Replaced external links who contributed the original content for this article.
Please quit removing links from this section. The references are external sources and copywrited. —The preceding unsigned comment was added by 72.24.76.41 (talk • contribs) .
- This user has been blocked from editing as a repeat spammer. Gwernol 11:18, 21 September 2006 (UTC)
[edit] Long distance carriers
I'm waiting for the day when the concept of long distance goes away--with advanced digital codecs, bandwidth can be reduced, and with IP technology, geography really means a lot less than it used to. But I digress.
While attempting to reduce my grandfather's phone bill as much as possible (as he uses his cell for everything except fax calls and the occasional incoming call), I asked the SBC/AT&T representative if we could just not have a long distance plan (as the cheapest offered was still $2 per month for the 10-cent-per-minute OneRate plan).
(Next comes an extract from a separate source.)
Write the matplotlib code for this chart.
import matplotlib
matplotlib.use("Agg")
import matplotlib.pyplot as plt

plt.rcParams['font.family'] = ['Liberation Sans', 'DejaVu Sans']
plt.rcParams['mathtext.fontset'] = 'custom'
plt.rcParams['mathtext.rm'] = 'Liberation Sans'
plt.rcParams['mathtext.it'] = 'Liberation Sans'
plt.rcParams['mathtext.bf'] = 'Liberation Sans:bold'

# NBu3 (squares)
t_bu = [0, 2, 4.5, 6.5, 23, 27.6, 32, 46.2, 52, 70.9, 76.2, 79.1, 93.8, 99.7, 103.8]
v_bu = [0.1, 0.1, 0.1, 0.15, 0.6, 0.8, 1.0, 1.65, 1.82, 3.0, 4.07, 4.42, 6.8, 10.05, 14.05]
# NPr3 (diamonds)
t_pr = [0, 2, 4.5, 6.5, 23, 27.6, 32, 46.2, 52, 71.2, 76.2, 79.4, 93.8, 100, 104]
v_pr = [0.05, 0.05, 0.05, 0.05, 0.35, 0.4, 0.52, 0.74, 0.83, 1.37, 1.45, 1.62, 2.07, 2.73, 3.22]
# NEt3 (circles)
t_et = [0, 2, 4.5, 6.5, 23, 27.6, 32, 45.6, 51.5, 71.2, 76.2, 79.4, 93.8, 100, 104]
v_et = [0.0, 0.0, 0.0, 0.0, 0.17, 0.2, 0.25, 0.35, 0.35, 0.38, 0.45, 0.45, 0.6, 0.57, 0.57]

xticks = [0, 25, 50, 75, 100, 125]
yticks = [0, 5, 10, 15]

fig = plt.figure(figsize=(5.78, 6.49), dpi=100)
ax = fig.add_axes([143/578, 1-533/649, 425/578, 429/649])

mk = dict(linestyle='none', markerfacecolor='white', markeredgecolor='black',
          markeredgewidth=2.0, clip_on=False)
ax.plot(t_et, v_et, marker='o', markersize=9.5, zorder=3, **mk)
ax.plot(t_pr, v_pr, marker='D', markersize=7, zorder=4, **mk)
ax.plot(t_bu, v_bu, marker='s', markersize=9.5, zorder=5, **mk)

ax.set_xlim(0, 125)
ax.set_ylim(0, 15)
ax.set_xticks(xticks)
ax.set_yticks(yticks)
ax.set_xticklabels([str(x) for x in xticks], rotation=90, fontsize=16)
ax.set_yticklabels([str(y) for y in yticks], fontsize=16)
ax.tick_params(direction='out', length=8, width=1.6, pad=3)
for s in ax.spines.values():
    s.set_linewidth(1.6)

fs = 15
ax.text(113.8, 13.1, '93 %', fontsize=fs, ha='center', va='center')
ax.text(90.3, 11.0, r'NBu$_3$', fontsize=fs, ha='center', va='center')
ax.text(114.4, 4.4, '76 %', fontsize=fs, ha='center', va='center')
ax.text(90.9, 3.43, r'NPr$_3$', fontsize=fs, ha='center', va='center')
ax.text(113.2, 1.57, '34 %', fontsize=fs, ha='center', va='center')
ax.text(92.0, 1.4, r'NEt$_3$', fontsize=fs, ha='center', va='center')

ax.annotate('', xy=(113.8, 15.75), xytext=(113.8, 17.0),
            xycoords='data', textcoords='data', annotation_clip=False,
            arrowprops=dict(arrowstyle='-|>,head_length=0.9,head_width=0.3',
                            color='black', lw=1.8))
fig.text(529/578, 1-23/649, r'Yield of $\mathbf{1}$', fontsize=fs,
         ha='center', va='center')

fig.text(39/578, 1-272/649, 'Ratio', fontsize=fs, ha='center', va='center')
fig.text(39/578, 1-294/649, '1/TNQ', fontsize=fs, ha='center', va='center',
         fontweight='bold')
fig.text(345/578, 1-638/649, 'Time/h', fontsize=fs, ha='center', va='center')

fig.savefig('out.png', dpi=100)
She said that it was possible, but you have to be extremely careful about not making long distance calls, as it can get very expensive. She said that if you don't have a long distance plan, the exchange randomly picks a long distance carrier--or, in her words, the LD carriers grab whichever out-of-plan calls they want and proceed to charge the maximum allowable rate, which is $5 per minute.
This is just the word of one AT&T CSR, so I didn't want to incorporate it into the article yet. Anyone able to confirm this or want to add it in? cluth 06:34, 5 November 2006 (UTC)
[[The insertion of Big Red Wire by Brad the owner is a joke. They have 8 employee's and less than 50,000 customers nationwide. They resell the Qwest network and are not a facility based carrier. He is simply spamming.Iclimb (talk) 04:38, 8 May 2008 (UTC)]]
[edit] Cultural Bias: This Article is completely biased towards the United States
Outside of the US, for example, the United Kingdom, the concept of long-distance calls, the language describing long-distance calls, and the technology implementing long-distance calls, does not exist. In the United Kindgom, for example, you can dial a call anywhere in the UK, or anywhere in the world, for a flat rate decided by your local telephone operator and, no matter how many telephone companies the call may have to pass through, you only ever get a single bill.
The globalise tag was added to warn people, particularly non-native English speakers, of the dangers of misinterpretation with regard to world culture when reading this article.